Membership was pretty exacting: you needed the right impairment (physical or sensory, visible), and enough of it but not too much. It helped a lot to be male. Most of all though, you needed the right moral character, exhibiting the ‘Guild spirit’ and signing up to its ideals. Above all, the Guild set out to prevent disabled people from being a burden on society.

As I read the reams of closely written copperplate from almost 120 years ago, the sort of disabled person you needed to be and the drive towards work for independence, wellbeing and morality, feels so very contemporary. I can hear the Coalition mantra echoing through the century: ‘Strivers not Shirkers’. Now, as then, the aim is that disabled people should overcome and inspire all the way to economic self-sufficiency. Then, as now, employers were not always keen to be a part of the solution.

And yet there’s one critical difference. Then – for all the charitable and tragic overtones – there is a feeling of liberation unfurling. Against a backdrop of poverty, inaccessibility and social exclusion, and long before the welfare state was formed, lives were being transformed. The Guild of the Brave Poor Things was not a self-help group, but certainly it was a place where group identity had a chance to form.

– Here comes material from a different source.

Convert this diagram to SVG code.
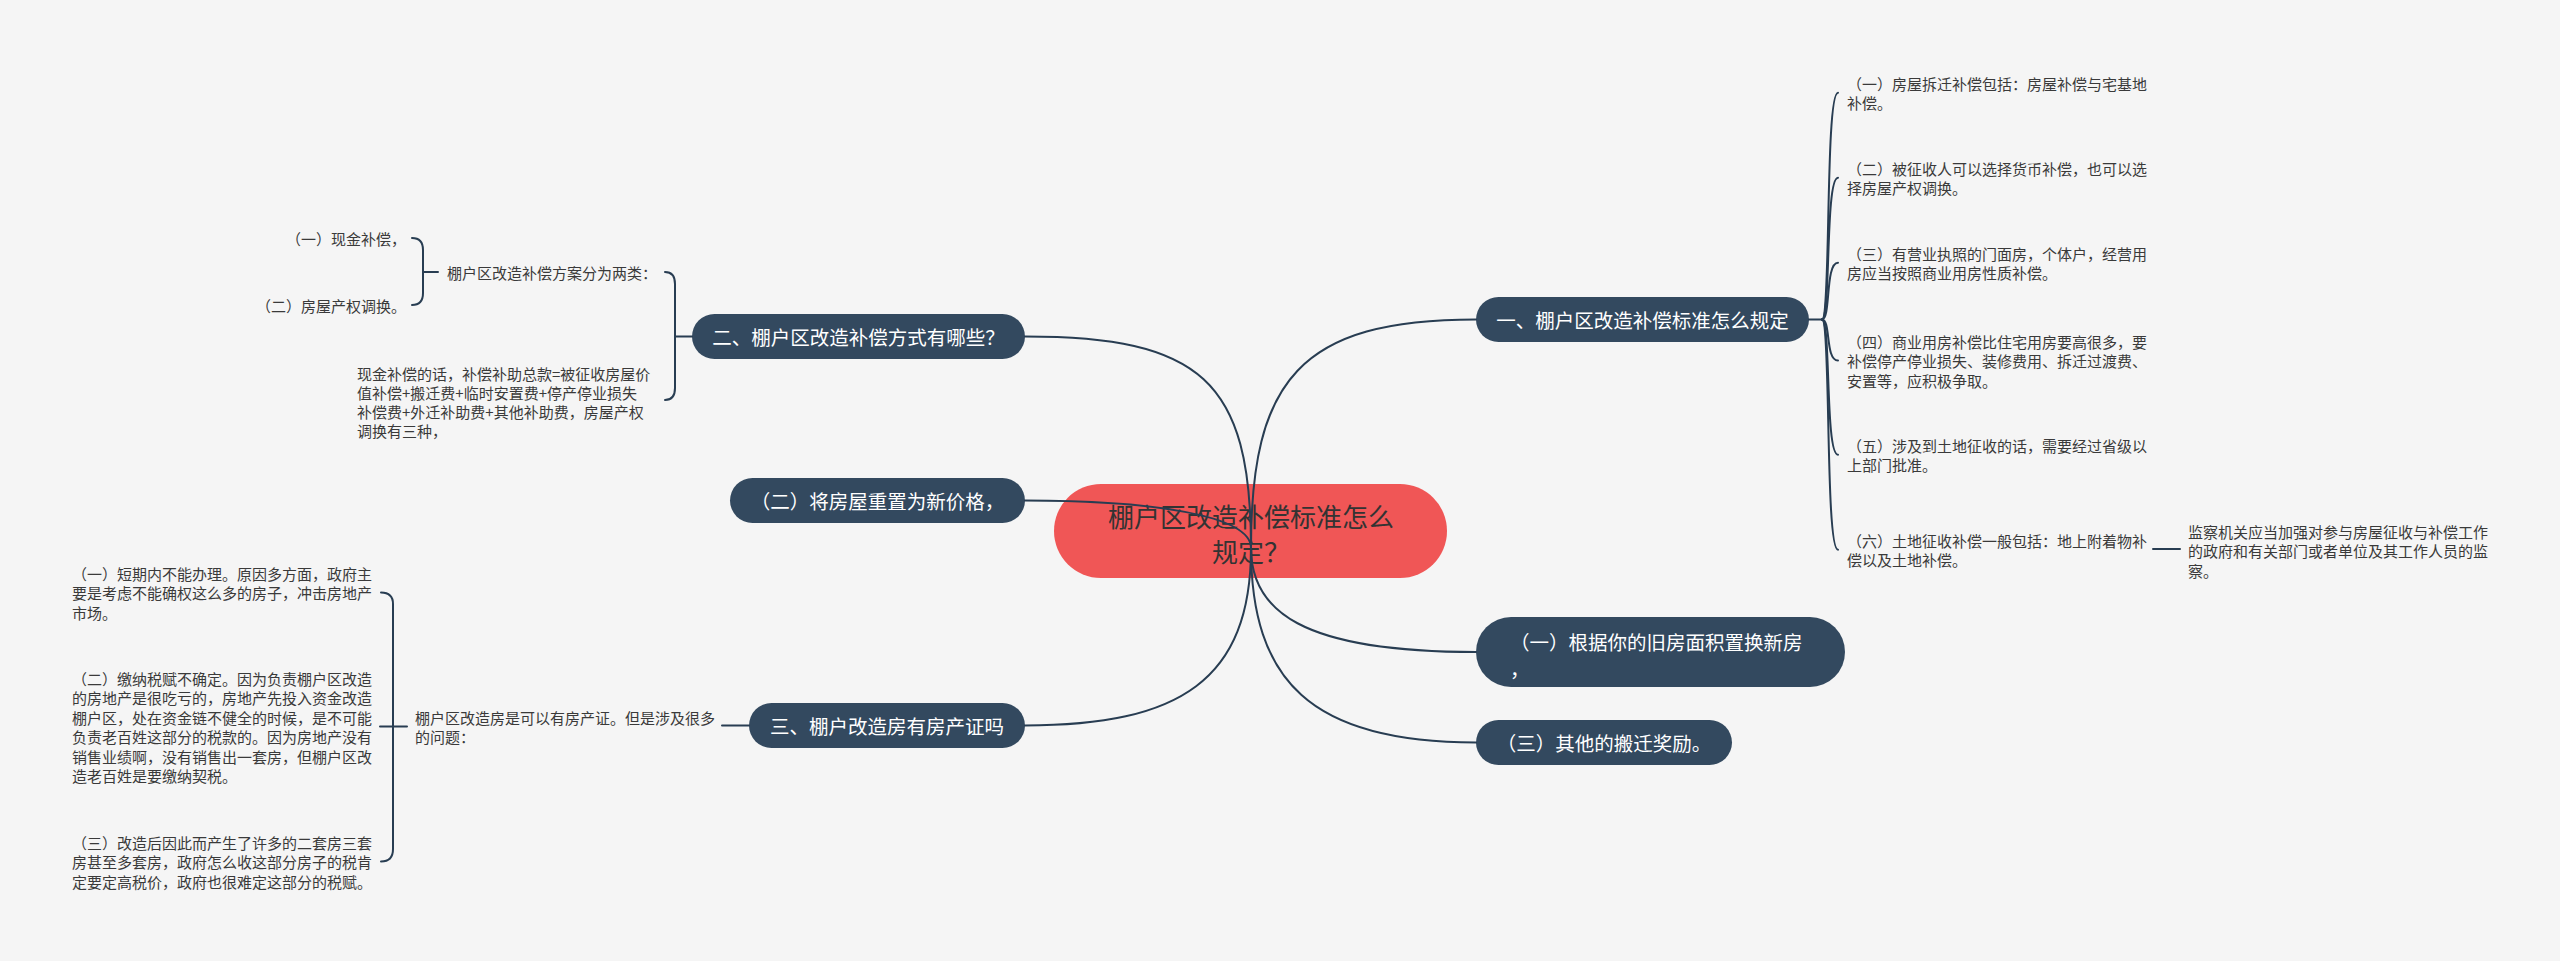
<svg xmlns="http://www.w3.org/2000/svg" width="2560" height="961" viewBox="0 0 2560 961">
<style>
text{font-family:"Noto Sans CJK SC","Microsoft YaHei",sans-serif;dominant-baseline:central}
.pill{fill:#33495f}
.pt{fill:#ffffff;font-size:19.5px;text-anchor:middle}
.sm{fill:#3a3a3a;font-size:15px}
.c{fill:none;stroke:#283d52;stroke-width:2;stroke-linecap:round}
</style>
<rect x="0" y="0" width="2560" height="961" fill="#f5f5f5"/>

<g id="root">
<rect x="1054" y="484" width="393" height="94" rx="47" fill="#f05656"/>
<text x="1251" y="515" font-size="26" fill="#333" text-anchor="middle">棚户区改造补偿标准怎么</text>
<text x="1251" y="550" font-size="26" fill="#333" text-anchor="middle">规定？</text>
</g>

<g id="n-r1">
<rect class="pill" x="1476" y="297" width="333" height="45" rx="22.5"/>
<text class="pt" x="1642.5" y="319.5">一、棚户区改造补偿标准怎么规定</text>
</g>
<g id="n-r1-1"><text class="sm" x="1847" y="83">（一）房屋拆迁补偿包括：房屋补偿与宅基地</text><text class="sm" x="1847" y="102.5">补偿。</text></g>
<g id="n-r1-2"><text class="sm" x="1847" y="168">（二）被征收人可以选择货币补偿，也可以选</text><text class="sm" x="1847" y="187.5">择房屋产权调换。</text></g>
<g id="n-r1-3"><text class="sm" x="1847" y="253">（三）有营业执照的门面房，个体户，经营用</text><text class="sm" x="1847" y="272.5">房应当按照商业用房性质补偿。</text></g>
<g id="n-r1-4"><text class="sm" x="1847" y="341">（四）商业用房补偿比住宅用房要高很多，要</text><text class="sm" x="1847" y="360.5">补偿停产停业损失、装修费用、拆迁过渡费、</text><text class="sm" x="1847" y="380">安置等，应积极争取。</text></g>
<g id="n-r1-5"><text class="sm" x="1847" y="445">（五）涉及到土地征收的话，需要经过省级以</text><text class="sm" x="1847" y="464.5">上部门批准。</text></g>
<g id="n-r1-6"><text class="sm" x="1847" y="540">（六）土地征收补偿一般包括：地上附着物补</text><text class="sm" x="1847" y="559.5">偿以及土地补偿。</text></g>
<g id="n-r1-6-1"><text class="sm" x="2188" y="531">监察机关应当加强对参与房屋征收与补偿工作</text><text class="sm" x="2188" y="550.5">的政府和有关部门或者单位及其工作人员的监</text><text class="sm" x="2188" y="570">察。</text></g>

<g id="n-r2">
<rect class="pill" x="1476" y="617" width="369" height="70" rx="35"/>
<text class="pt" x="1510" y="641" text-anchor="start" style="text-anchor:start">（一）根据你的旧房面积置换新房</text>
<text class="pt" x="1510" y="668" style="text-anchor:start">，</text>
</g>

<g id="n-r3">
<rect class="pill" x="1476" y="720" width="256" height="45" rx="22.5"/>
<text class="pt" x="1604" y="742.5">（三）其他的搬迁奖励。</text>
</g>

<g id="n-l1">
<rect class="pill" x="692" y="314" width="333" height="45" rx="22.5"/>
<text class="pt" x="858.5" y="336.5">二、棚户区改造补偿方式有哪些？</text>
</g>
<g id="n-l1-1"><text class="sm" x="447" y="272">棚户区改造补偿方案分为两类：</text></g>
<g id="n-l1-1-1"><text class="sm" x="406" y="238" text-anchor="end">（一）现金补偿，</text></g>
<g id="n-l1-1-2"><text class="sm" x="406" y="305" text-anchor="end">（二）房屋产权调换。</text></g>
<g id="n-l1-2"><text class="sm" x="357" y="373">现金补偿的话，补偿补助总款=被征收房屋价</text><text class="sm" x="357" y="392">值补偿+搬迁费+临时安置费+停产停业损失</text><text class="sm" x="357" y="411">补偿费+外迁补助费+其他补助费，房屋产权</text><text class="sm" x="357" y="430">调换有三种，</text></g>

<g id="n-l2">
<rect class="pill" x="730" y="478" width="295" height="45" rx="22.5"/>
<text class="pt" x="877.5" y="500.5">（二）将房屋重置为新价格，</text>
</g>

<g id="n-l3">
<rect class="pill" x="749" y="703" width="276" height="45" rx="22.5"/>
<text class="pt" x="887" y="725.5">三、棚户改造房有房产证吗</text>
</g>
<g id="n-l3-1"><text class="sm" x="415" y="717">棚户区改造房是可以有房产证。但是涉及很多</text><text class="sm" x="415" y="736.5">的问题：</text></g>
<g id="n-l3-1-1"><text class="sm" x="72" y="573">（一）短期内不能办理。原因多方面，政府主</text><text class="sm" x="72" y="592.5">要是考虑不能确权这么多的房子，冲击房地产</text><text class="sm" x="72" y="612">市场。</text></g>
<g id="n-l3-1-2"><text class="sm" x="72" y="678">（二）缴纳税赋不确定。因为负责棚户区改造</text><text class="sm" x="72" y="697.5">的房地产是很吃亏的，房地产先投入资金改造</text><text class="sm" x="72" y="717">棚户区，处在资金链不健全的时候，是不可能</text><text class="sm" x="72" y="736.5">负责老百姓这部分的税款的。因为房地产没有</text><text class="sm" x="72" y="756">销售业绩啊，没有销售出一套房，但棚户区改</text><text class="sm" x="72" y="775.5">造老百姓是要缴纳契税。</text></g>
<g id="n-l3-1-3"><text class="sm" x="72" y="842">（三）改造后因此而产生了许多的二套房三套</text><text class="sm" x="72" y="861.5">房甚至多套房，政府怎么收这部分房子的税肯</text><text class="sm" x="72" y="881">定要定高税价，政府也很难定这部分的税赋。</text></g>

<g id="connectors" class="c">
<path class="c" d="M1251,548 C1251,380 1300,319.5 1476,319.5"/>
<path class="c" d="M1251,548 C1251,610 1300,652 1476,652"/>
<path class="c" d="M1251,548 C1251,680 1310,742.5 1476,742.5"/>
<path class="c" d="M1251,548 C1251,380 1200,336.5 1025,336.5"/>
<path class="c" d="M1251,548 C1251,515 1150,500.5 1025,500.5"/>
<path class="c" d="M1251,548 C1251,680 1180,725.5 1025,725.5"/>

<path class="c" d="M1809,319.5 L1822,319.5"/>
<path class="c" d="M1822,319.5 C1831,319.5 1825,92.75 1838,92.75"/>
<path class="c" d="M1822,319.5 C1831,319.5 1825,177.75 1838,177.75"/>
<path class="c" d="M1822,319.5 C1831,319.5 1825,262.75 1838,262.75"/>
<path class="c" d="M1822,319.5 C1831,319.5 1825,360.5 1838,360.5"/>
<path class="c" d="M1822,319.5 C1831,319.5 1825,454.75 1838,454.75"/>
<path class="c" d="M1822,319.5 C1831,319.5 1825,549.75 1838,549.75"/>
<path class="c" d="M2153,549 L2180,549"/>

<path class="c" d="M692,336.5 L675,336.5 M675,336.5 L675,284 Q675,272 665,272 M675,336.5 L675,388 Q675,400 665,400"/>
<path class="c" d="M438,272 L423,272 M423,272 L423,250 Q423,238 412,238 M423,272 L423,293 Q423,305 412,305"/>

<path class="c" d="M749,725.5 L722,725.5"/>
<path class="c" d="M407,726.5 L380,726.5 M393,726.5 L393,604 Q393,592.5 381,592.5 M393,726.5 L393,849 Q393,861.5 381,861.5"/>
</g>
</svg>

The Bristol Guild (eventually renamed The Guild of the Handicapped) continued right up to 1987 when the building was sold and it re-registered as a charitable trust. The same year, oblivious that the Guild had ever existed, a small group of disabled people held our inaugural meeting for what would become Avon Coalition of Disabled People. We gathered through the generosity of Community Service Volunteers, in the middle of their busy lobby, since Bristol then had not a single public building that was accessible. CSV is just 200 yards up the road from the Guild.